§ Information supplied:
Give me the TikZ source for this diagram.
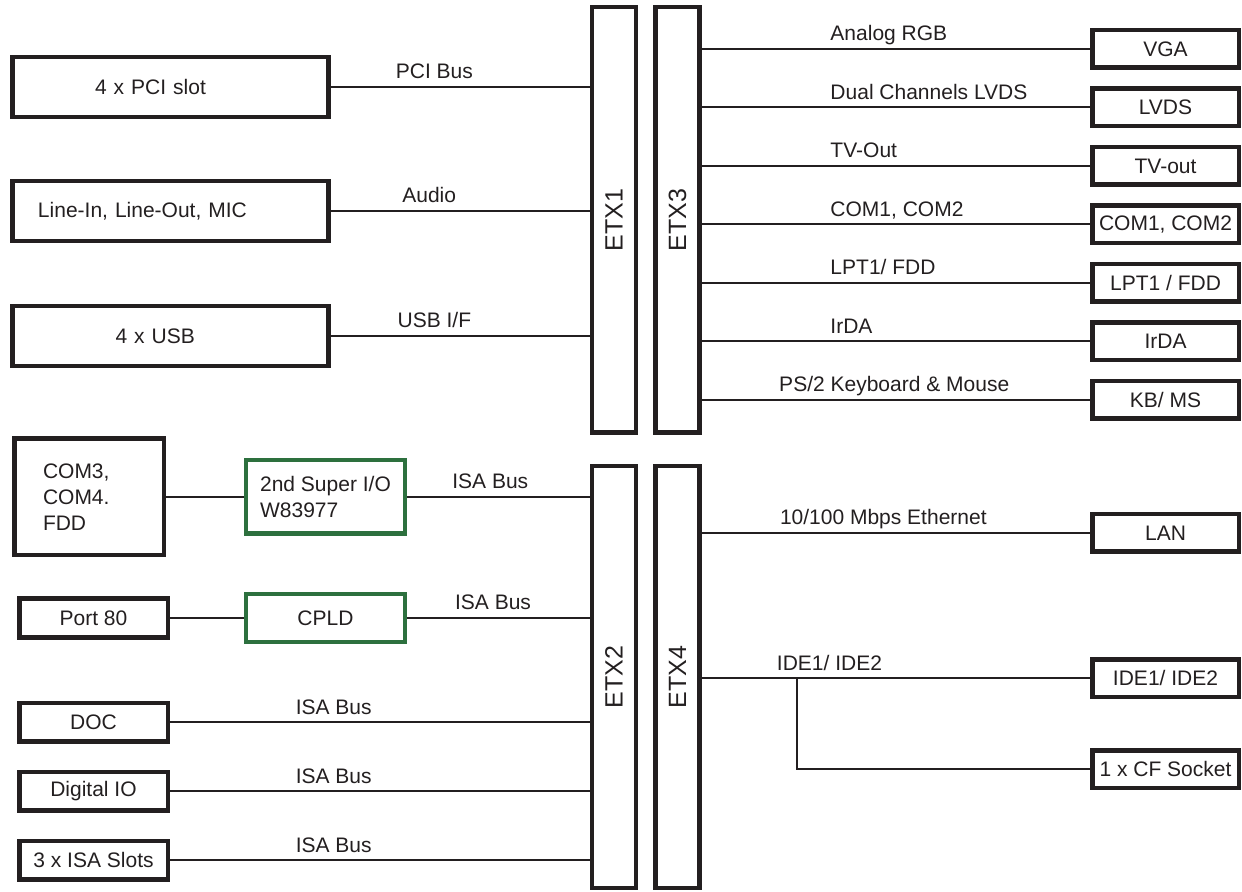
\documentclass[tikz,border=0pt]{standalone}
\usepackage{fontspec}
\setmainfont{Liberation Sans}
\usepackage{graphicx}
\usepackage{xcolor}
\usetikzlibrary{positioning}
\definecolor{ink}{RGB}{35,31,32}
\definecolor{chip}{RGB}{45,112,62}

\begin{document}
\begin{tikzpicture}[x=0.5pt, y=-0.5pt, color=ink, font=\fontsize{10.5}{13}\selectfont,
		block/.style={draw, rectangle, line width=2.25pt, inner sep=0pt},
		bar/.style={block, minimum width=22pt, font=\fontsize{12.5}{14}\selectfont},
		leftbox/.style={block, minimum width=158pt, minimum height=30pt, align=left},
		portbox/.style={block, minimum width=74.25pt, minimum height=19.25pt},
		outbox/.style={block, minimum width=73.25pt, minimum height=18.75pt},
		chipbox/.style={block, draw=chip, minimum width=79.5pt},
		bus/.style={line width=1pt},
		lbl/.style={anchor=base, yshift=4pt, inner sep=0pt}]
	\useasboundingbox (0,0) rectangle (1242,892);
	\node (etx1) [bar, minimum height=212.75pt] at (614,220) {\rotatebox{90}{ETX1}}
	node (etx3) [bar, minimum height=212.75pt] at (677.5,220) {\rotatebox{90}{ETX3}}
	node (etx2) [bar, minimum height=210.75pt] at (614,677) {\rotatebox{90}{ETX2}}
	node (etx4) [bar, minimum height=210.75pt] at (677.5,677) {\rotatebox{90}{ETX4}};
	
	\node (pci)   [leftbox, text width=75.5pt]  at (170.5,87)  {4 x PCI slot}
	node (audio)  [leftbox, text width=132.5pt] at (170.5,211) {Line-In, Line-Out, MIC}
	node (usb)    [leftbox, text width=55pt]    at (170.5,336) {4 x USB};
	\draw[bus] (pci) -- node[lbl, pos=.4] {PCI Bus} (pci -| etx1.west)
	(audio) -- node[lbl, pos=.38] {Audio} (audio -| etx1.west)
	(usb) -- node[lbl, pos=.4] {USB I/F} (usb -| etx1.west);
	
	\node (com34) [block, minimum width=74.75pt, minimum height=58.25pt, text width=46pt, align=left] at (89,497) {COM3,\\COM4.\\FDD}
	node (sio)    [chipbox, minimum height=36.75pt, align=left] at (325.5,497) {2nd Super I/O\\W83977}
	node (port80) [portbox] at (93.5,618) {Port 80}
	node (cpld)   [chipbox, minimum height=23.75pt] at (325.5,618) {CPLD}
	node (doc)    [portbox] at (93.5,722) {DOC}
	node (dio)    [portbox] at (93.5,791) {Digital IO}
	node (isa)    [portbox] at (93.5,860) {3 x ISA Slots};
	\draw[bus] (com34) -- (sio)
	(sio) -- node[lbl, pos=.455] {ISA Bus} (sio -| etx2.west)
	(port80) -- (cpld)
	(cpld) -- node[lbl, pos=.47] {ISA Bus} (cpld -| etx2.west);
	\foreach \X in {doc, dio, isa}
	\draw[bus] (\X) -- node[lbl, pos=.39] {ISA Bus} (\X -| etx2.west);
	
	\foreach \X/\T [count=\i from 0] in {vga/VGA, lvds/LVDS, tvout/TV-out, com12/{COM1, COM2}, lpt/{LPT1 / FDD}, irda/IrDA, kbms/{KB/ MS}}
	\node (\X) [outbox] at (1165.5,49+58.5*\i) {\T};
	\foreach \X/\L/\p in {vga/Analog RGB/.329, lvds/Dual Channels LVDS/.329, tvout/TV-Out/.329, com12/{COM1, COM2}/.329, lpt/{LPT1/ FDD}/.329, irda/IrDA/.329, kbms/{PS/2 Keyboard \& Mouse}/.197}
	\draw[bus] (\X -| etx3.east) -- node[lbl, anchor=base west, pos=\p] {\L} (\X);
	
	\node (lan) [outbox] at (1165.5,533) {LAN}
	node (ide)  [outbox] at (1165.5,678) {IDE1/ IDE2}
	node (cf)   [outbox] at (1165.5,769) {1 x CF Socket};
	\draw[bus] (lan -| etx4.east) -- node[lbl, anchor=base west, pos=.199] {10/100 Mbps Ethernet} (lan)
	(ide -| etx4.east) -- node[lbl, anchor=base west, pos=.191] {IDE1/ IDE2} coordinate[pos=.245] (tap) (ide)
	(tap) |- (cf);
\end{tikzpicture}
\end{document}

§ What needs to be done: Repeat the material above verbatim. Leave the pictures behind.

§ Problem solution:
Give me the TikZ source for this diagram.
\documentclass[tikz,border=0pt]{standalone}
\usepackage{fontspec}
\setmainfont{Liberation Sans}
\usepackage{graphicx}
\usepackage{xcolor}
\usetikzlibrary{positioning}
\definecolor{ink}{RGB}{35,31,32}
\definecolor{chip}{RGB}{45,112,62}

\begin{document}
\begin{tikzpicture}[x=0.5pt, y=-0.5pt, color=ink, font=\fontsize{10.5}{13}\selectfont,
		block/.style={draw, rectangle, line width=2.25pt, inner sep=0pt},
		bar/.style={block, minimum width=22pt, font=\fontsize{12.5}{14}\selectfont},
		leftbox/.style={block, minimum width=158pt, minimum height=30pt, align=left},
		portbox/.style={block, minimum width=74.25pt, minimum height=19.25pt},
		outbox/.style={block, minimum width=73.25pt, minimum height=18.75pt},
		chipbox/.style={block, draw=chip, minimum width=79.5pt},
		bus/.style={line width=1pt},
		lbl/.style={anchor=base, yshift=4pt, inner sep=0pt}]
	\useasboundingbox (0,0) rectangle (1242,892);
	\node (etx1) [bar, minimum height=212.75pt] at (614,220) {\rotatebox{90}{ETX1}}
	node (etx3) [bar, minimum height=212.75pt] at (677.5,220) {\rotatebox{90}{ETX3}}
	node (etx2) [bar, minimum height=210.75pt] at (614,677) {\rotatebox{90}{ETX2}}
	node (etx4) [bar, minimum height=210.75pt] at (677.5,677) {\rotatebox{90}{ETX4}};
	
	\node (pci)   [leftbox, text width=75.5pt]  at (170.5,87)  {4 x PCI slot}
	node (audio)  [leftbox, text width=132.5pt] at (170.5,211) {Line-In, Line-Out, MIC}
	node (usb)    [leftbox, text width=55pt]    at (170.5,336) {4 x USB};
	\draw[bus] (pci) -- node[lbl, pos=.4] {PCI Bus} (pci -| etx1.west)
	(audio) -- node[lbl, pos=.38] {Audio} (audio -| etx1.west)
	(usb) -- node[lbl, pos=.4] {USB I/F} (usb -| etx1.west);
	
	\node (com34) [block, minimum width=74.75pt, minimum height=58.25pt, text width=46pt, align=left] at (89,497) {COM3,\\COM4.\\FDD}
	node (sio)    [chipbox, minimum height=36.75pt, align=left] at (325.5,497) {2nd Super I/O\\W83977}
	node (port80) [portbox] at (93.5,618) {Port 80}
	node (cpld)   [chipbox, minimum height=23.75pt] at (325.5,618) {CPLD}
	node (doc)    [portbox] at (93.5,722) {DOC}
	node (dio)    [portbox] at (93.5,791) {Digital IO}
	node (isa)    [portbox] at (93.5,860) {3 x ISA Slots};
	\draw[bus] (com34) -- (sio)
	(sio) -- node[lbl, pos=.455] {ISA Bus} (sio -| etx2.west)
	(port80) -- (cpld)
	(cpld) -- node[lbl, pos=.47] {ISA Bus} (cpld -| etx2.west);
	\foreach \X in {doc, dio, isa}
	\draw[bus] (\X) -- node[lbl, pos=.39] {ISA Bus} (\X -| etx2.west);
	
	\foreach \X/\T [count=\i from 0] in {vga/VGA, lvds/LVDS, tvout/TV-out, com12/{COM1, COM2}, lpt/{LPT1 / FDD}, irda/IrDA, kbms/{KB/ MS}}
	\node (\X) [outbox] at (1165.5,49+58.5*\i) {\T};
	\foreach \X/\L/\p in {vga/Analog RGB/.329, lvds/Dual Channels LVDS/.329, tvout/TV-Out/.329, com12/{COM1, COM2}/.329, lpt/{LPT1/ FDD}/.329, irda/IrDA/.329, kbms/{PS/2 Keyboard \& Mouse}/.197}
	\draw[bus] (\X -| etx3.east) -- node[lbl, anchor=base west, pos=\p] {\L} (\X);
	
	\node (lan) [outbox] at (1165.5,533) {LAN}
	node (ide)  [outbox] at (1165.5,678) {IDE1/ IDE2}
	node (cf)   [outbox] at (1165.5,769) {1 x CF Socket};
	\draw[bus] (lan -| etx4.east) -- node[lbl, anchor=base west, pos=.199] {10/100 Mbps Ethernet} (lan)
	(ide -| etx4.east) -- node[lbl, anchor=base west, pos=.191] {IDE1/ IDE2} coordinate[pos=.245] (tap) (ide)
	(tap) |- (cf);
\end{tikzpicture}
\end{document}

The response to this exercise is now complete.